April 5, 2021

No! It’s Too Soon for the 2024 Campaign

Only in the United States do presidential election seasons drag on and on and on.

Joe Biden has only been president for 71 days. The 2024 election is more than three and a half years away. Normal Americans — a category that excludes insatiable political junkies — have no desire this far out to see or hear from wannabe presidential candidates. It is way too soon to be inundated by their speeches and promises, their press releases and attack ads: too soon for everything in American life to start getting filtered through the partisan lens of a fight for the White House. We emerged from a grueling presidential campaign just a few months ago. The last thing most of us want is the arrival of the next one. Too bad. It’s already underway.

At Friday’s meeting of the Westside Conservative Club in Urbandale, Iowa, the guest of honor was former secretary of state Mike Pompeo, who calls himself a “strong maybe” on running for president. As C-SPAN’s cameras rolled, Pompeo commented on foreign policy, criticized “radical woke-leftism,” took questions from the audience — and mentioned that his wife is from Iowa City.

Senator Rick Scott of Florida, meanwhile, another Republican presidential prospect, is due in Cedar Rapids Thursday evening for a state party reception. On April 15, Senator Tim Scott of South Carolina flies to Davenport for a third GOP event. Then there’s former UN ambassador Nikki Haley, who recently announced on Des Moines radio that her political action committee would work to reelect Mariannette Miller-Meeks, the freshman Iowa congresswoman who won last November’s election by just six votes.

The 2024 presidential hopefuls aren’t looking only to Iowa. Pompeo will join a fundraiser next week in New Hampshire. So will Senator Tom Cotton of Arkansas, who was in the Granite State in January and promised to return “very, very soon.” The Protect Freedom PAC, a group affiliated with Senator Rand Paul of Kentucky, recently sent mailers to Republican lawmakers in New Hampshire, declaring that “it’s time to stop election fraud” — and prominently featuring Paul’s image.

Surveying these pre-primary presidential rumblings, Republican consultant Jim Merrill remarked happily: “It’s never too early for the next presidential primary in New Hampshire or Iowa.”

Oh, yes it is.

In most modern democracies, national election campaigns are conducted over the course of a few weeks or months. Only in the United States do presidential election seasons drag on and on and on.

“The present length of presidential campaigns is a nightmarish feature of our election system,” wrote political scientist Malcolm Moos in The New York Times — in 1964. His essay, “Is the Long Campaign Necessary?”, appeared in an era when presidential campaigning generally got underway 11 or 12 months before Election Day. Today, the trek to 1600 Pennsylvania Avenue begins far earlier. Scarcely have the votes been counted in one presidential election than candidates dreaming of winning the next election begin hiring advance teams and lining up speaking engagements. And, overwhelmingly, their attention is concentrated on Iowa and New Hampshire, the two “first-in-the-nation” states.

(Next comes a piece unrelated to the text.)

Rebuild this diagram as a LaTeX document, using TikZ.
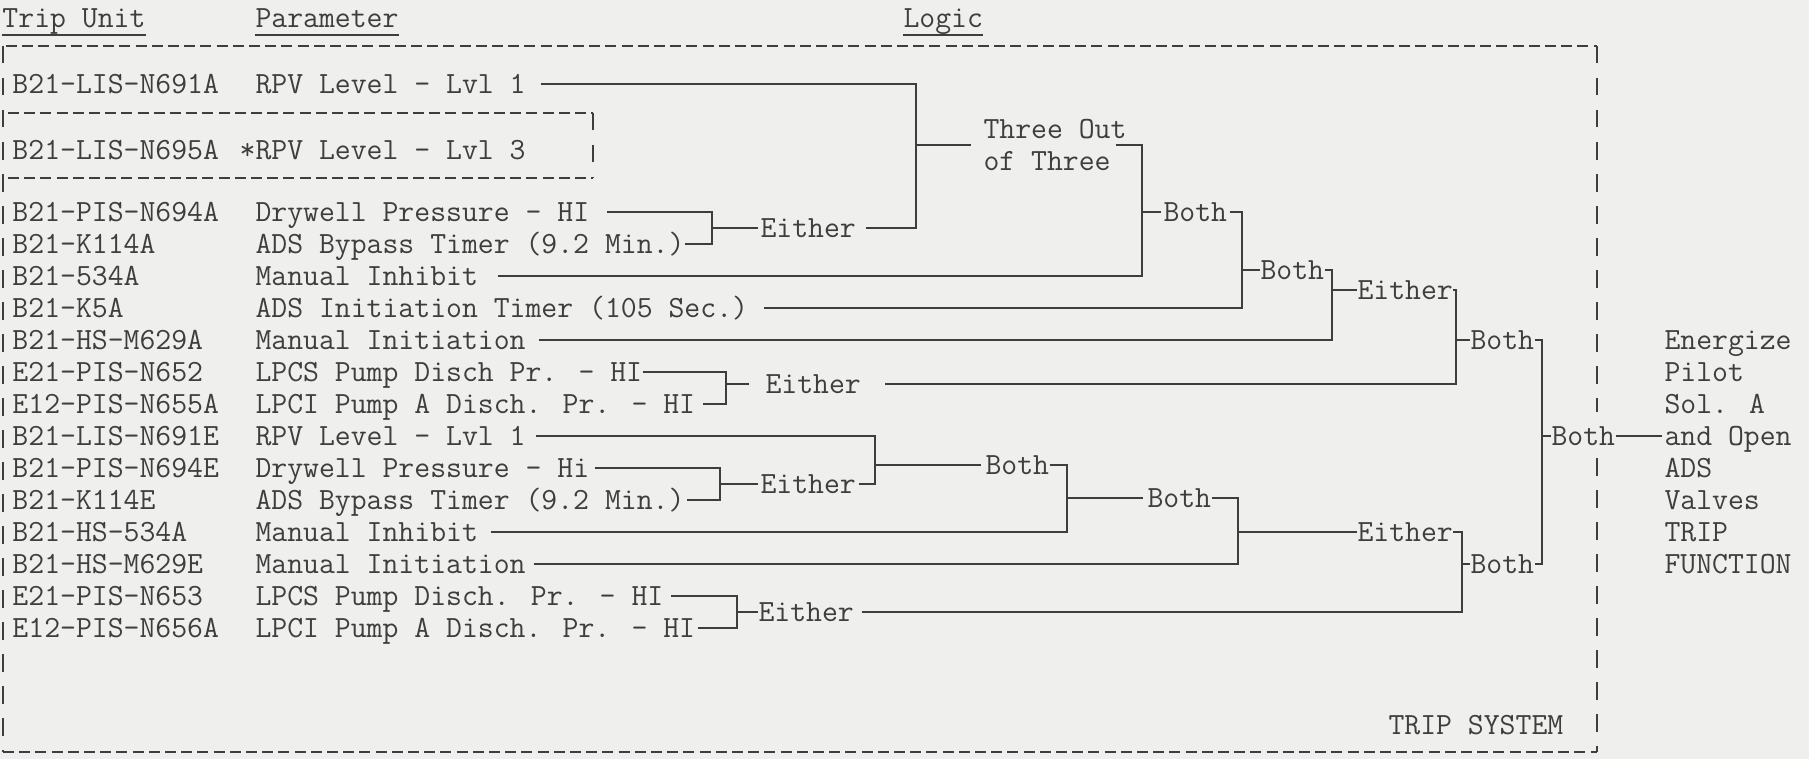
\documentclass[tikz,border=0pt]{standalone}
\usepackage{fontspec}
\usetikzlibrary{positioning,calc}
\definecolor{PaperGray}{RGB}{239,239,237}
\definecolor{InkGray}{RGB}{62,62,62}

\begin{document}
\begin{tikzpicture}[x=0.4pt, y=-0.4pt, font=\fontsize{12.34pt}{12.8pt}\selectfont\ttfamily, every node/.style={text=InkGray}]
\tikzset{
  txt/.style={inner sep=0pt, anchor=west, text height=7.6pt, text depth=0pt},
  hdr/.style={inner sep=0pt, anchor=base west, text depth=2.6pt},
  gate/.style={txt},
  ln/.style={draw=InkGray, line width=0.8pt},
  hdash/.style={ln, dash pattern=on 4.4pt off 2.08pt},
  vdash/.style={ln, line width=1pt, dash pattern=on 7pt off 5.8pt}
}
\useasboundingbox (0,0) rectangle (1809,759);
\fill[PaperGray] (0,0) rectangle (1809,759);

% column heads
\node[hdr] (hTrip) at (2,28) {Trip Unit};
\node[hdr] (hPar) at (255,28) {Parameter};
\node[hdr] (hLogic) at (903,28) {Logic};
\foreach \h in {hTrip,hPar,hLogic}
  \draw[ln] (\h.south west) -- (\h.south east);

% trip system boundary
\draw[hdash] (6,46) -- (1597,46);
\draw[vdash] (3,46) -- (3,752);
\draw[vdash] (1597,46) -- (1597,412);
\draw[vdash] (1597,458) -- (1597,752);
\draw[hdash] (3,752) -- (1597,752);
\draw[hdash] (8,113) -- (593,113);
\draw[vdash] (593,113) -- (593,178);
\draw[hdash] (8,178) -- (593,178);

% trip units and parameters
\foreach \y/\u/\p [count=\i] in {
   84/B21-LIS-N691A/RPV Level - Lvl 1,
  150/B21-LIS-N695A/\llap{*}RPV Level - Lvl 3,
  212/B21-PIS-N694A/Drywell Pressure - HI,
  244/B21-K114A/ADS Bypass Timer (9.2 Min.),
  276/B21-534A/Manual Inhibit,
  308/B21-K5A/ADS Initiation Timer (105 Sec.),
  340/B21-HS-M629A/Manual Initiation,
  372/E21-PIS-N652/LPCS Pump Disch Pr. - HI,
  404/E12-PIS-N655A/LPCI Pump A Disch. Pr. - HI,
  436/B21-LIS-N691E/RPV Level - Lvl 1,
  468/B21-PIS-N694E/Drywell Pressure - Hi,
  500/B21-K114E/ADS Bypass Timer (9.2 Min.),
  532/B21-HS-534A/Manual Inhibit,
  564/B21-HS-M629E/Manual Initiation,
  596/E21-PIS-N653/LPCS Pump Disch. Pr. - HI,
  628/E12-PIS-N656A/LPCI Pump A Disch. Pr. - HI}
{
  \node[txt] (u\i) at (12,\y) {\u};
  \node[txt] (p\i) at (255,\y) {\p};
}

% logic
\node[gate] (eA) at (760,228) {Either};
\node[inner sep=0pt, anchor=west, align=left] (t3) at (983,145) {Three Out\\of Three};
\node[gate] (bA) at (1163,212) {Both};
\node[gate] (bB) at (1260,270) {Both};
\node[gate] (eC) at (1357,290) {Either};
\node[gate] (eB) at (765,384) {Either};
\node[gate] (bC) at (1470,340) {Both};
\node[gate] (eD) at (760,484) {Either};
\node[gate] (bD) at (985,465) {Both};
\node[gate] (bE) at (1147,498) {Both};
\node[gate] (eE) at (1357,532) {Either};
\node[gate] (eF) at (758,612) {Either};
\node[gate] (bF) at (1470,564) {Both};
\node[gate] (bG) at (1551,436) {Both};
\foreach \w [count=\i] in {Energize,Pilot,Sol. A,and Open,ADS,Valves,TRIP,FUNCTION}
  \node[txt] (o\i) at (1664,{308+32*\i}) {\w};
\node[txt] (sys) at (1388,725) {TRIP SYSTEM};

% bracket columns
\coordinate (xA) at (916,0);
\coordinate (xB) at (712,0);
\coordinate (xC) at (1142,0);
\coordinate (xD) at (1242,0);
\coordinate (xE) at (1332,0);
\coordinate (xF) at (1456,0);
\coordinate (xG) at (1542,0);
\coordinate (xH) at (726,0);
\coordinate (xI) at (875,0);
\coordinate (xJ) at (720,0);
\coordinate (xK) at (1067,0);
\coordinate (xL) at (1238,0);
\coordinate (xM) at (1462,0);
\coordinate (xN) at (737,0);

\draw[ln] ([xshift=6pt]p1.east) -- (p1.east -| xA) -- (eA.east -| xA) -- ([xshift=4pt]eA.east);
\draw[ln] ([xshift=7pt]p3.east) -- (p3.east -| xB) -- (p4.east -| xB) -- (p4.east);
\draw[ln] (eA.west -| xB) -- ([xshift=-1pt]eA.west);
\draw[ln] (t3.west -| xA) -- ([xshift=-5pt]t3.west);
\draw[ln] ([xshift=-4.5pt]t3.east) -- (t3.east -| xC) -- (p5.east -| xC) -- ([xshift=8pt]p5.east);
\draw[ln] (bA.west -| xC) -- ([xshift=-1pt]bA.west);
\draw[ln] ([xshift=1pt]bA.east) -- (bA.east -| xD) -- (p6.east -| xD) -- ([xshift=6pt]p6.east);
\draw[ln] (bB.west -| xD) -- (bB.west);
\draw[ln] (bB.east) -- (bB.east -| xE) -- (p7.east -| xE) -- ([xshift=5pt]p7.east);
\draw[ln] (eC.west -| xE) -- (eC.west);
\draw[ln] (eC.east) -- (eC.east -| xF) -- (eB.east -| xF) -- ([xshift=9.6pt]eB.east);
\draw[ln] (p8.east) -- (p8.east -| xH) -- (p9.east -| xH) -- ([xshift=3pt]p9.east);
\draw[ln] (eB.west -| xH) -- ([xshift=-6.4pt]eB.west);
\draw[ln] (bC.west -| xF) -- (bC.west);
\draw[ln] (bC.east) -- (bC.east -| xG) -- (bF.east -| xG) -- (bF.east);
\draw[ln] (bG.west -| xG) -- (bG.west);
\draw[ln] (bG.east) -- ([xshift=-1pt]o4.west);

\draw[ln] ([xshift=4pt]p10.east) -- (p10.east -| xI) -- (eD.east -| xI) -- ([xshift=1pt]eD.east);
\draw[ln] ([xshift=2pt]p11.east) -- (p11.east -| xJ) -- (p12.east -| xJ) -- ([xshift=1pt]p12.east);
\draw[ln] (eD.west -| xJ) -- ([xshift=-1pt]eD.west);
\draw[ln] (bD.west -| xI) -- ([xshift=-1.5pt]bD.west);
\draw[ln] (bD.east) -- (bD.east -| xK) -- (p13.east -| xK) -- ([xshift=5pt]p13.east);
\draw[ln] (bE.west -| xK) -- ([xshift=-1.5pt]bE.west);
\draw[ln] (bE.east) -- (bE.east -| xL) -- (p14.east -| xL) -- ([xshift=3pt]p14.east);
\draw[ln] (eE.west -| xL) -- (eE.west);
\draw[ln] (eE.east) -- (eE.east -| xM) -- (eF.east -| xM) -- ([xshift=3pt]eF.east);
\draw[ln] ([xshift=3pt]p15.east) -- (p15.east -| xN) -- (p16.east -| xN) -- ([xshift=1pt]p16.east);
\draw[ln] (eF.west -| xN) -- (eF.west);
\draw[ln] (bF.west -| xM) -- (bF.west);
\end{tikzpicture}
\end{document}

The longer presidential campaigns stretch, the more exhausting and dispiriting voters find them. Each quadrennium generates new think-pieces on how America’s elections could be shortened. Yet so long as Iowa and New Hampshire maintain their grip on the nation’s first caucus and primary, each crop of candidates will be tempted to start campaigning even earlier than its predecessor.

No, don’t end the tradition of subjecting presidential hopefuls to the rigors of “retail” campaigning in smaller states, which has proved to be a valuable discipline. Instead, reform that tradition by means of two key changes: First, withdraw the privilege of going automatically first from Iowa and New Hampshire, and award it every four years to two small states selected by lottery: Delaware and South Carolina one cycle, say, or Kentucky and Rhode Island the next. Second — and crucially — don’t designate each new pair of lead-off battlegrounds until New Year’s Day of the presidential election year.

If no one knew in advance which states would get the coveted first-in-the-nation status, presidential candidates would no longer have any incentive to swarm into those states long before any votes are cast. Each election, two new “retail” states would enjoy a turn in the spotlight and a bout of intensive campaigning, but it would be a bout of a few reasonable months, not a years-long slog.

Would-be presidents wouldn’t stop busying themselves with the things ambitious politicians do: raising money, seeking publicity, giving speeches. But they might also spend more time focusing on the jobs they have. The all-consuming obsession with Iowa and New Hampshire would become a thing of the past. Presidential campaigns could shrink to a more humane length. And Americans could rediscover what their counterparts in other democracies have long known: Political campaigns are better when they don’t go on forever.

(Jeff Jacoby is a columnist for The Boston Globe).